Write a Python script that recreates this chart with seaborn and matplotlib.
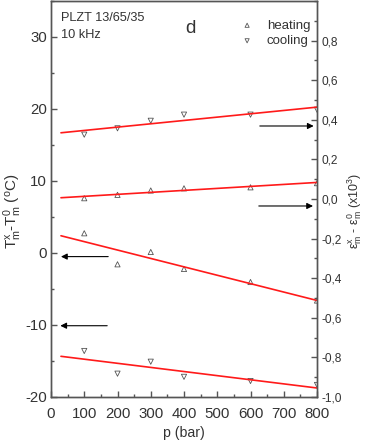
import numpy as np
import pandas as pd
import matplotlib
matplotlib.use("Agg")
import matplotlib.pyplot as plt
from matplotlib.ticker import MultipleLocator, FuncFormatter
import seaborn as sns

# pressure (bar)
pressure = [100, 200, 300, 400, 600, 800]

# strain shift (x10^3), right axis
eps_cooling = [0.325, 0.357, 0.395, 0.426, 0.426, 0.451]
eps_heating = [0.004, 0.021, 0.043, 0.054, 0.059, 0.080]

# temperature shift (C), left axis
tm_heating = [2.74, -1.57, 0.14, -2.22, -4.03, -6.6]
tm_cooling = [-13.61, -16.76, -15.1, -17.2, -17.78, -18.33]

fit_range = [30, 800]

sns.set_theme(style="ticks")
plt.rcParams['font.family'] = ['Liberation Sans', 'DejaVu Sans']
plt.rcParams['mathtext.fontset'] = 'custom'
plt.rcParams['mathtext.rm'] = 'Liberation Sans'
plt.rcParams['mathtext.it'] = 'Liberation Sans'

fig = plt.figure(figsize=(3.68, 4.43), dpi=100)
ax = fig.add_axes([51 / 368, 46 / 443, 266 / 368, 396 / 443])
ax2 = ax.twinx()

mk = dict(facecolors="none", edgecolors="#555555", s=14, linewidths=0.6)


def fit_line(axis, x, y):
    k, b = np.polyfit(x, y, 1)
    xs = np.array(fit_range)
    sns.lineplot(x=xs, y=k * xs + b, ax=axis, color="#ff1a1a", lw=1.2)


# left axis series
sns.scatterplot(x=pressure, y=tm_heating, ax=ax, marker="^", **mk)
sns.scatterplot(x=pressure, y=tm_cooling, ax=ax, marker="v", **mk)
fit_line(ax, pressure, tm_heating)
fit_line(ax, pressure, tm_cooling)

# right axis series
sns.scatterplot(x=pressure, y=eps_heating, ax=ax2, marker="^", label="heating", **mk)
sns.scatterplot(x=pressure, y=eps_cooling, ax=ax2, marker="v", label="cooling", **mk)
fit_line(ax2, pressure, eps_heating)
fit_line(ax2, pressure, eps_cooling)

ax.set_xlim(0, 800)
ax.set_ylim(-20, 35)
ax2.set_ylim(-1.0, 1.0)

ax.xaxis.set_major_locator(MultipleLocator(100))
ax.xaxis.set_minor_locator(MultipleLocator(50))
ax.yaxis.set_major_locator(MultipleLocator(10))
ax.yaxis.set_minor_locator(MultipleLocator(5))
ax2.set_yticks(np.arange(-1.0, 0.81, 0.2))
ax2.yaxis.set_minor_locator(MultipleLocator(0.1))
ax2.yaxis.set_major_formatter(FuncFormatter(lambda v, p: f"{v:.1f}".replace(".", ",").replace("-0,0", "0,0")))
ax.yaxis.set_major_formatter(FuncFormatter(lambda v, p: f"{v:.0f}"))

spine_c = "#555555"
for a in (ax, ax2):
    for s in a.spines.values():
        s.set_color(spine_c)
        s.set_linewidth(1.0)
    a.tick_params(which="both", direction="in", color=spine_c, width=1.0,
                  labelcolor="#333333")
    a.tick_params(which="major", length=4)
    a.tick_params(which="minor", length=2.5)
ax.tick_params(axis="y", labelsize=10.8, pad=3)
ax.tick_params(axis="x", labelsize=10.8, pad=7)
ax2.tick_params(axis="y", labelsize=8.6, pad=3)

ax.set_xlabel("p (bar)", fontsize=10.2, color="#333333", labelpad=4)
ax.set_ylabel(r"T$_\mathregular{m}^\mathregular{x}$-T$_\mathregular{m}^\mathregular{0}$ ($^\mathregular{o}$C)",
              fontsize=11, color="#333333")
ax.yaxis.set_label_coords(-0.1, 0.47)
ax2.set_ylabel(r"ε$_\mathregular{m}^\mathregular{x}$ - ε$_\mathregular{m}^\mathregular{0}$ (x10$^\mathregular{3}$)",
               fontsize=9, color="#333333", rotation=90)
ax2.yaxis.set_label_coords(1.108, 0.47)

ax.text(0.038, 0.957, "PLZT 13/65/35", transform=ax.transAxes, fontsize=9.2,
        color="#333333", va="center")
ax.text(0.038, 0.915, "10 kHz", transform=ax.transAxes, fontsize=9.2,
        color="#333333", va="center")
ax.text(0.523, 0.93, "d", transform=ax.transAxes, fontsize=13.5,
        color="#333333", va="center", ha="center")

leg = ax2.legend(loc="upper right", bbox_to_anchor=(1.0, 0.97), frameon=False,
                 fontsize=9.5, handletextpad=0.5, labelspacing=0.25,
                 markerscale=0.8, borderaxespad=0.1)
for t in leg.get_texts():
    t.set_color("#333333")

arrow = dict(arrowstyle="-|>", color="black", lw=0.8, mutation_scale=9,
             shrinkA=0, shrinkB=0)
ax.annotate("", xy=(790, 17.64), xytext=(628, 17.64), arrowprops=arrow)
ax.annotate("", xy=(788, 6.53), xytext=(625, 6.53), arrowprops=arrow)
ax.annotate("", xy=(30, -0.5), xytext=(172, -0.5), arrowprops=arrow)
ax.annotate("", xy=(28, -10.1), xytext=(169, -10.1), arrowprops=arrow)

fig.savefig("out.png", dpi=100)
━━━━━━
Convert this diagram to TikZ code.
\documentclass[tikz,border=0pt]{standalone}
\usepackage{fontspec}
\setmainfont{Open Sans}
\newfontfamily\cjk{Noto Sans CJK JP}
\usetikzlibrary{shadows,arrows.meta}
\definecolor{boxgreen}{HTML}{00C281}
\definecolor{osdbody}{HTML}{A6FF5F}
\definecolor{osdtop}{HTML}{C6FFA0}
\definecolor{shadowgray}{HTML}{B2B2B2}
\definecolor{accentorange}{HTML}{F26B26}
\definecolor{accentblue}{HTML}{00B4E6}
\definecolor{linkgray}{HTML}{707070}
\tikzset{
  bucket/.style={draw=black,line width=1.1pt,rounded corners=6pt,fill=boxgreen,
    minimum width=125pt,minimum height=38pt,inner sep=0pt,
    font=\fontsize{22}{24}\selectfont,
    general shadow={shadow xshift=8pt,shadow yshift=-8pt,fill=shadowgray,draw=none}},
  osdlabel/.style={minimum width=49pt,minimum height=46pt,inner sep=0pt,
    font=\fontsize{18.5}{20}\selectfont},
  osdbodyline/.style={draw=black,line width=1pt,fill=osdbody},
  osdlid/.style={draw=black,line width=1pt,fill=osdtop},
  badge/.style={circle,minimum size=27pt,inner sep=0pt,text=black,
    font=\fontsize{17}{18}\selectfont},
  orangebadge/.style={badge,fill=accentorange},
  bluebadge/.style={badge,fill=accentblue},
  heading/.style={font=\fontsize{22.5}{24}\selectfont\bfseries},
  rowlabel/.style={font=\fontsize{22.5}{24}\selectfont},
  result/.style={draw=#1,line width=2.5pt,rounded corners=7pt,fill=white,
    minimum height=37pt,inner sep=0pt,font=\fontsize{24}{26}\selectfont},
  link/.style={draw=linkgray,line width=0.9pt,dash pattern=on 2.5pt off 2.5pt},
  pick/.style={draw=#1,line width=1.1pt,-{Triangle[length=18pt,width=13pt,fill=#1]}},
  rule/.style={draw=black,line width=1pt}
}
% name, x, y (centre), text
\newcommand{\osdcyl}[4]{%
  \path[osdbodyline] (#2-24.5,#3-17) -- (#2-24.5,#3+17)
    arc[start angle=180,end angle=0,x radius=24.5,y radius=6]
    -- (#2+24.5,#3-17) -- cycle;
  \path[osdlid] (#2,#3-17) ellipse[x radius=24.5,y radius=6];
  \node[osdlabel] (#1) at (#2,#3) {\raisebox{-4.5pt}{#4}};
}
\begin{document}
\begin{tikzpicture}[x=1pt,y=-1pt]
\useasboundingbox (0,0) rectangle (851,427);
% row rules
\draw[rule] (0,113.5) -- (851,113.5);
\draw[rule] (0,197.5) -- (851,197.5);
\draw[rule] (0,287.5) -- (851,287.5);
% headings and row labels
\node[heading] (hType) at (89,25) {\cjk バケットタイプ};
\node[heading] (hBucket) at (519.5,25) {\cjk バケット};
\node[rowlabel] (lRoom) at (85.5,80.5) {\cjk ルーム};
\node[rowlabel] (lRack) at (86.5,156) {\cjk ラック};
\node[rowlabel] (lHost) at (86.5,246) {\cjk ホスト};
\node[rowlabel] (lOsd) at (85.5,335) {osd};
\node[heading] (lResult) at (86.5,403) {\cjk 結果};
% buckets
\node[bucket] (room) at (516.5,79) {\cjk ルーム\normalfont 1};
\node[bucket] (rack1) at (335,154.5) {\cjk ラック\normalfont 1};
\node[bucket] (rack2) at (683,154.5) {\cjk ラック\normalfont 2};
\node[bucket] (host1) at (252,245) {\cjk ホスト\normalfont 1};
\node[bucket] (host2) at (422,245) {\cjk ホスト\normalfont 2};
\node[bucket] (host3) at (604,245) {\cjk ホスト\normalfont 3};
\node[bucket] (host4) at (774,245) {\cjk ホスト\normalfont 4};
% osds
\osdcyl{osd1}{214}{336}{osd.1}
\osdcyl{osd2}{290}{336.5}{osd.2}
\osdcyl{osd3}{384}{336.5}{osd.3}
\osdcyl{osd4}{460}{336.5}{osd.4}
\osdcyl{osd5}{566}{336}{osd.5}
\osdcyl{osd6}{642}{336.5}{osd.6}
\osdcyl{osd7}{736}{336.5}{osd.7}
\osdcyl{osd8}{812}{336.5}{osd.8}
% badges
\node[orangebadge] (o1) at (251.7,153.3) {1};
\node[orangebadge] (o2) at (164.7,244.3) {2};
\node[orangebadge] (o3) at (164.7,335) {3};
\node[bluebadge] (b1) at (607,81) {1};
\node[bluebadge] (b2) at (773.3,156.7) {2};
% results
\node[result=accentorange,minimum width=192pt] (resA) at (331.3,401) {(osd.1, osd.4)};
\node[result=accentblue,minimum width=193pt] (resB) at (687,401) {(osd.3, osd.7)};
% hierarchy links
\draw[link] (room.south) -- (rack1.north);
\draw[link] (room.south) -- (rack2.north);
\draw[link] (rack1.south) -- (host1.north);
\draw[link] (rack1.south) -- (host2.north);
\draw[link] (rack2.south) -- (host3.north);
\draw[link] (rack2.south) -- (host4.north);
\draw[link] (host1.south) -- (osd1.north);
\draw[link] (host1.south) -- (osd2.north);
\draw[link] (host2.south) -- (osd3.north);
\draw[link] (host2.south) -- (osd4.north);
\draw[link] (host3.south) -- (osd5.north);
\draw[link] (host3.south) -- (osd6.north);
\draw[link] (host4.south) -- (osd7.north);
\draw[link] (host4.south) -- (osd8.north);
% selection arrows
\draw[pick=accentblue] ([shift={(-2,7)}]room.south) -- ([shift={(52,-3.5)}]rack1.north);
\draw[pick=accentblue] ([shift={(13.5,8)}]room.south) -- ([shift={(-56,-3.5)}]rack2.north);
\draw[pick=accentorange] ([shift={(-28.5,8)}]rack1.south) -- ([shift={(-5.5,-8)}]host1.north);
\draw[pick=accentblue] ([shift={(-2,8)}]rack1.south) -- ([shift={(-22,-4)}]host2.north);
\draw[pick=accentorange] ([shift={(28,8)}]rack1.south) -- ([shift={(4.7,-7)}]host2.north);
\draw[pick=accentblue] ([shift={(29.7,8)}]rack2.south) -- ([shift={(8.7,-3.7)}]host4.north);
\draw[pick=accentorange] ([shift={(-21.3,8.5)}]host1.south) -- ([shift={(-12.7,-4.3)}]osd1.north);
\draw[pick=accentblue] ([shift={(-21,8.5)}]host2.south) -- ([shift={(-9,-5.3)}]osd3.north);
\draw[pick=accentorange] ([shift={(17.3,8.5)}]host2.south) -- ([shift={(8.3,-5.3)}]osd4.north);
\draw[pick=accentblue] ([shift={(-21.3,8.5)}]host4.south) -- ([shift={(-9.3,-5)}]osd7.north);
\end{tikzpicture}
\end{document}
━━━━━━
**Goal:**
Transcribe only the lines above that start at the line containing "Write a Python" and end at the line containing "ax2.set_ylim(-1.0, 1.0)". Omit pictures.

**Response:**
Write a Python script that recreates this chart with seaborn and matplotlib.
import numpy as np
import pandas as pd
import matplotlib
matplotlib.use("Agg")
import matplotlib.pyplot as plt
from matplotlib.ticker import MultipleLocator, FuncFormatter
import seaborn as sns

# pressure (bar)
pressure = [100, 200, 300, 400, 600, 800]

# strain shift (x10^3), right axis
eps_cooling = [0.325, 0.357, 0.395, 0.426, 0.426, 0.451]
eps_heating = [0.004, 0.021, 0.043, 0.054, 0.059, 0.080]

# temperature shift (C), left axis
tm_heating = [2.74, -1.57, 0.14, -2.22, -4.03, -6.6]
tm_cooling = [-13.61, -16.76, -15.1, -17.2, -17.78, -18.33]

fit_range = [30, 800]

sns.set_theme(style="ticks")
plt.rcParams['font.family'] = ['Liberation Sans', 'DejaVu Sans']
plt.rcParams['mathtext.fontset'] = 'custom'
plt.rcParams['mathtext.rm'] = 'Liberation Sans'
plt.rcParams['mathtext.it'] = 'Liberation Sans'

fig = plt.figure(figsize=(3.68, 4.43), dpi=100)
ax = fig.add_axes([51 / 368, 46 / 443, 266 / 368, 396 / 443])
ax2 = ax.twinx()

mk = dict(facecolors="none", edgecolors="#555555", s=14, linewidths=0.6)


def fit_line(axis, x, y):
    k, b = np.polyfit(x, y, 1)
    xs = np.array(fit_range)
    sns.lineplot(x=xs, y=k * xs + b, ax=axis, color="#ff1a1a", lw=1.2)


# left axis series
sns.scatterplot(x=pressure, y=tm_heating, ax=ax, marker="^", **mk)
sns.scatterplot(x=pressure, y=tm_cooling, ax=ax, marker="v", **mk)
fit_line(ax, pressure, tm_heating)
fit_line(ax, pressure, tm_cooling)

# right axis series
sns.scatterplot(x=pressure, y=eps_heating, ax=ax2, marker="^", label="heating", **mk)
sns.scatterplot(x=pressure, y=eps_cooling, ax=ax2, marker="v", label="cooling", **mk)
fit_line(ax2, pressure, eps_heating)
fit_line(ax2, pressure, eps_cooling)

ax.set_xlim(0, 800)
ax.set_ylim(-20, 35)
ax2.set_ylim(-1.0, 1.0)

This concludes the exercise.